On top of the expected core business of managing the health of the majority of our community - their blood pressure, their asthma, their diabetes, their ear infections, their thyroid problems and their depression, their eczema, their sore backs, their gout, their sprains, strains, infected wounds and more - we are expected to make contact with all positive Covid cases, assess their health and welfare needs, and monitor them regularly if there are concerns.
We are dealing with the fears and anxieties not only of our patients and their whanau, but also of our staff and their whanau too.
We are fielding the many questions to which the answers may be found online, but that our patients want to ask of an actual person because they are overwhelmed with the changing rules, or just want to talk to someone whom they trust.
We, too, have staff off sick and staff who are isolating.
We, too, have families.
We are working seven days a week, including after hours, with a dwindling workforce as more of us succumb.
To be honest, seven days of isolation sounds like a welcome relief at the moment, if only we could rest - but no, if we're standing then we continue to work from home because there is no one left to cover us.
I'm tired of justifying to our patients why we are asking them to swap their fabric mask for a medical-grade mask when they have a face to face consultation with us.
I accept that their fabric mask was expensive.
Perhaps they don't realise that medical centre waiting rooms are a high risk place to be for any length of time, and that they will not be my only 15 minute face to face contact for today, but one of perhaps 20 or more.
When they pull their chair close to me at my desk, or wear their mask under their nose instead of over it, they put me at risk as well as my team, my family, and the practice as a business.
When they complain that they were asked to enter the practice via a different door from usual, perhaps they don't realise ... it protects them from having to walk through the high risk waiting areas and treatment areas.
They are not being treated as a "second class citizen" - they are being respected and kept as safe as we can keep them.
When they complain that they were charged for a phone consultation with a GP or nurse - "It was only a phone call!" - perhaps they don't realise that the clinician may be working from home.
Or that again, we are helping our patients to avoid coming into our high-risk workplace unless it is absolutely necessary for them.
Did the clinician listen, ask questions, diagnose and treat you over the phone?
Bonus!
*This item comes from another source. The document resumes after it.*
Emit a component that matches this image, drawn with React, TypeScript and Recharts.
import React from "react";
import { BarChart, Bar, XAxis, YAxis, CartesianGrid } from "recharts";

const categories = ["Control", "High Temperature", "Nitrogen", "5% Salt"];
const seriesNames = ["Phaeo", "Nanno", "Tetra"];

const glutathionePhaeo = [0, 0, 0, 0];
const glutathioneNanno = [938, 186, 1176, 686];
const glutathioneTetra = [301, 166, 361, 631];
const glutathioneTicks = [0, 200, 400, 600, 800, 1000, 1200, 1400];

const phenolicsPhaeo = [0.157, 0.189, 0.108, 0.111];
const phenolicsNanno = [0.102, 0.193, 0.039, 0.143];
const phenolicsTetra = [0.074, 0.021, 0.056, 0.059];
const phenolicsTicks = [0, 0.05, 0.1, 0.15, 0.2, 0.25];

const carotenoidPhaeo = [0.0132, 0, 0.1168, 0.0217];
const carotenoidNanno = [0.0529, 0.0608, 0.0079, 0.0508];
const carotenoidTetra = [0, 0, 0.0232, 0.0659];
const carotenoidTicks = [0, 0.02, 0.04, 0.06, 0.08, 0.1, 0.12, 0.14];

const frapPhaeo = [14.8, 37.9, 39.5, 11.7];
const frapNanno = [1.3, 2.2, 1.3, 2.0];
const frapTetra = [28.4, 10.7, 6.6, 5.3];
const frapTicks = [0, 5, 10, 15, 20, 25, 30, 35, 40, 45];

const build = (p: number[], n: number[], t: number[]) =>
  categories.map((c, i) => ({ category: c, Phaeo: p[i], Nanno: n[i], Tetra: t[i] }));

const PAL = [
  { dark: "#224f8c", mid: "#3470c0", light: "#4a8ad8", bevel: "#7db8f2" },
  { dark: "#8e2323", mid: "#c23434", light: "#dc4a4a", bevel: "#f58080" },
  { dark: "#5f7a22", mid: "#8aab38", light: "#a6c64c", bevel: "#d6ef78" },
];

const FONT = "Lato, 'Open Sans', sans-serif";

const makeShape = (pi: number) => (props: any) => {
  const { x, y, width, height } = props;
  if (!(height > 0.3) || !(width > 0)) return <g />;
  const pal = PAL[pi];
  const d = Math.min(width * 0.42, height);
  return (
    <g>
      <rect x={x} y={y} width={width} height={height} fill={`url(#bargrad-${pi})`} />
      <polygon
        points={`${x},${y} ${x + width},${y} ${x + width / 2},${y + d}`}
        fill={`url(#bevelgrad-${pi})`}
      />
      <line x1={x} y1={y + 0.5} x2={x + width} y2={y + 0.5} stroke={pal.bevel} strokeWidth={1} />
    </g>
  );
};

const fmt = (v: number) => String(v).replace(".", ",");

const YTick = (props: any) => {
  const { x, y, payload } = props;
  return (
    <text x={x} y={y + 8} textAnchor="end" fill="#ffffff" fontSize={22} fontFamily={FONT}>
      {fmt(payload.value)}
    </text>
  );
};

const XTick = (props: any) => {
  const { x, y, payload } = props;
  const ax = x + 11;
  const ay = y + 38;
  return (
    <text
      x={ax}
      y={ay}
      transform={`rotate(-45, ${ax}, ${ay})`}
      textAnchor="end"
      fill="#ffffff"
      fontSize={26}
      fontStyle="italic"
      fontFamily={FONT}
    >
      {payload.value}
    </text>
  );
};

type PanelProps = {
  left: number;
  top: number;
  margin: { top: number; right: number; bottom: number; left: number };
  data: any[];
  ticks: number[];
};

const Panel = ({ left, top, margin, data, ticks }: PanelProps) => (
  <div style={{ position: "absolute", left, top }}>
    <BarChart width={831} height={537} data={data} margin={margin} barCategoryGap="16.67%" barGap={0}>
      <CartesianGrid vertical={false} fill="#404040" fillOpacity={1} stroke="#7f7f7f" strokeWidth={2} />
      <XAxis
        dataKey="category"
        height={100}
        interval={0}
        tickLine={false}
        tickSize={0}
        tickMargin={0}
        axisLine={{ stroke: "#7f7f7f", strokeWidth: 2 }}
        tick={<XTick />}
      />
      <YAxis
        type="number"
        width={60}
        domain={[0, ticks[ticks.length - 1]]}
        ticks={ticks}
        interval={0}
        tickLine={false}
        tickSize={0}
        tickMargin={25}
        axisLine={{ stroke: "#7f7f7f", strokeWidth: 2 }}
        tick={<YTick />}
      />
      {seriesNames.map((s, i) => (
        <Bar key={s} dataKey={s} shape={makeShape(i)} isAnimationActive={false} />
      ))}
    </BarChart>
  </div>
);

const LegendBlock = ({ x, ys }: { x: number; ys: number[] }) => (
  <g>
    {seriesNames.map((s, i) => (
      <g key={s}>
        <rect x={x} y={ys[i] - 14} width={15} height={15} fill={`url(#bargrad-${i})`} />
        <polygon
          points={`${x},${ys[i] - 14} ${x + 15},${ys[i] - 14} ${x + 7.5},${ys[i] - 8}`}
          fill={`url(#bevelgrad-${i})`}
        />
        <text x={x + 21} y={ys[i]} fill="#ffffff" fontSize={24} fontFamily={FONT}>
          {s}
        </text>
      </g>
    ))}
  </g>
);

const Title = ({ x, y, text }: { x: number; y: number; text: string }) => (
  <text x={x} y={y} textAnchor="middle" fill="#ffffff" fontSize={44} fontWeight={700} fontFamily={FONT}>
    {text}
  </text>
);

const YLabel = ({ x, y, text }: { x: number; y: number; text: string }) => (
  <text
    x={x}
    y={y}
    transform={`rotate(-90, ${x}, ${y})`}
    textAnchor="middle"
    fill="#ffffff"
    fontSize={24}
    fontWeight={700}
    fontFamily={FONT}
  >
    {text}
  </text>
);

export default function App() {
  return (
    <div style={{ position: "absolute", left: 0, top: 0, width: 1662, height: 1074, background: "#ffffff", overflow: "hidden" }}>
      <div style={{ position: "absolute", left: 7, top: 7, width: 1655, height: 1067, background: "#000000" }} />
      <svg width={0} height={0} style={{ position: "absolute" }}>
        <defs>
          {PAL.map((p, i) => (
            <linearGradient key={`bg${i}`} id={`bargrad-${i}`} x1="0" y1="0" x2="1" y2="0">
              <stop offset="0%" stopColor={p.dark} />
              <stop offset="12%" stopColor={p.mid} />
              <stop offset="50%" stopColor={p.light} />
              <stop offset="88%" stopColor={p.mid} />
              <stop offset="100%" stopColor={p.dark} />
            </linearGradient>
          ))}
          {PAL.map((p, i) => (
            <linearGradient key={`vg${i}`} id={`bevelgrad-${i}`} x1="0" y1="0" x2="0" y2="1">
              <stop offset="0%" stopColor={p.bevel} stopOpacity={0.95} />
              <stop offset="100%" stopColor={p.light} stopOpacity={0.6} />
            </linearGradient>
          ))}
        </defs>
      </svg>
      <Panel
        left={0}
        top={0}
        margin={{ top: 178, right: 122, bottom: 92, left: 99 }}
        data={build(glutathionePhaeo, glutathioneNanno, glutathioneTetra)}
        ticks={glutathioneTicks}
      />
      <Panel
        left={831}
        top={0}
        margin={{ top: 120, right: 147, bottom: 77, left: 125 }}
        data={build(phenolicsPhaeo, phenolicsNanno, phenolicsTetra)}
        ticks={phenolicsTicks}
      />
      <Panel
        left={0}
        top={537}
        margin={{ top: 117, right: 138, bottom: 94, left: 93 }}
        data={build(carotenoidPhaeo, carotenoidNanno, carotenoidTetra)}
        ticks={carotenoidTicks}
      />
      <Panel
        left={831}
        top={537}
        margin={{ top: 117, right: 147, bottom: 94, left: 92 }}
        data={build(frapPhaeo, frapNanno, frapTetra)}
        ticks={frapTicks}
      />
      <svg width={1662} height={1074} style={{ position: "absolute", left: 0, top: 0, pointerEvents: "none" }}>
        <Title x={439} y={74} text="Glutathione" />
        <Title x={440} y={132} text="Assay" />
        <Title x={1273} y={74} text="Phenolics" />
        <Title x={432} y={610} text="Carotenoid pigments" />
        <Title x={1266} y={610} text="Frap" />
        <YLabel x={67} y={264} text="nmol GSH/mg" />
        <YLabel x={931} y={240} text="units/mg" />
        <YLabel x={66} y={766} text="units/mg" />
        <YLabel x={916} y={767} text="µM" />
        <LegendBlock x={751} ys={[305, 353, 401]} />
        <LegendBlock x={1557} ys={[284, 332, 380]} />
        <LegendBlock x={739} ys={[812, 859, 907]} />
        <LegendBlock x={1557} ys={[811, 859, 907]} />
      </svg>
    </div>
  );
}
You didn't even have to leave home or work and you got a great service, and yes, that service does need to be purchased by you.
When they are rude about being asked the usual screening questions yet again, or they don't admit to having symptoms, they put the whole practice at risk of closing.
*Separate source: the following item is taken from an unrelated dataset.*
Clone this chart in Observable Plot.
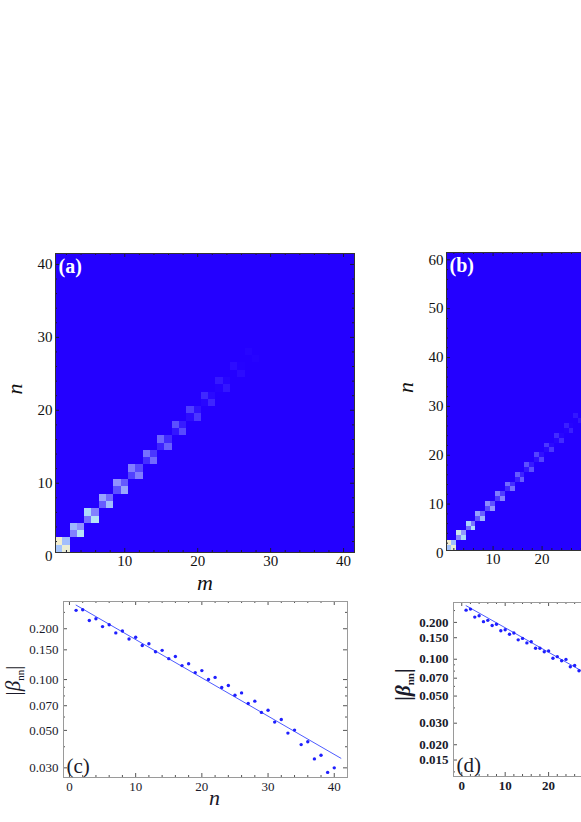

Currently, our small team receives more than 40 phone calls every hour that we are open.
Our supply chain is limited - it's not our fault that some medications are unavailable, that pharmacies are required to dispense medicines monthly instead of three-monthly, that the drivers who deliver our liquid nitrogen are off sick too.
It's not unreasonable, surely, for us to expect to charge for our services?
It's also not our fault that Hawke's Bay is short of around 20 full-time GPs - to fill the vacancies in practices, and to cater for the thousands of Hawke's Bay people who are not actually enrolled with a general practice.
It's not our fault that we have no spare nursing capacity either, and that any casual nurses who used to be available were swept up by the DHB for vaccinating and swabbing so that there is no one left to relieve our tired staff.
We are tired of hearing all about the hospitals and Covid.
We absolutely support our secondary care colleagues - we couldn't do their jobs, and equally they couldn't do ours.
But the reality is that the bulk of the Covid work is being done in general practice.
We don't get to cancel our clinics until this is over.
We don't get thanked for doing a virtual consultation instead of a face to face one. We don't get recognised as heroes.
We don't get a purpose-built Covid ward at the public's expense - instead, we hire and equip a porta cabin for consultations with our symptomatic patients, and we open the windows, if we have any, in our consultation rooms to encourage airflow.
Every day, my team and I deal with multiple complaints from people who have not thought about the view from where we sit, gowned, masked and PPEd to the hilt all day, every day.
We deal with the anger of those who have made health choices that have consequences for others apart from themselves.
We deal with the bewilderment of those who just want it all to go "back to normal", who blame the changes on greed rather than a pandemic.
We deal with the fears and uncertainties that may be similar to our own.
I'm tired of justifying why I do everything I can to keep my team and my patients as safe as we can.
I'm tired of justifying why we cannot run a business on goodwill and compassion.
I'm tired of the demands, the criticisms, the rudeness and the selfishness that is destroying my wonderful team.
I am 100 per cent behind our community pharmacy colleagues and I commiserate with the pharmacist who went home and cried at the end of the day - because we do that too.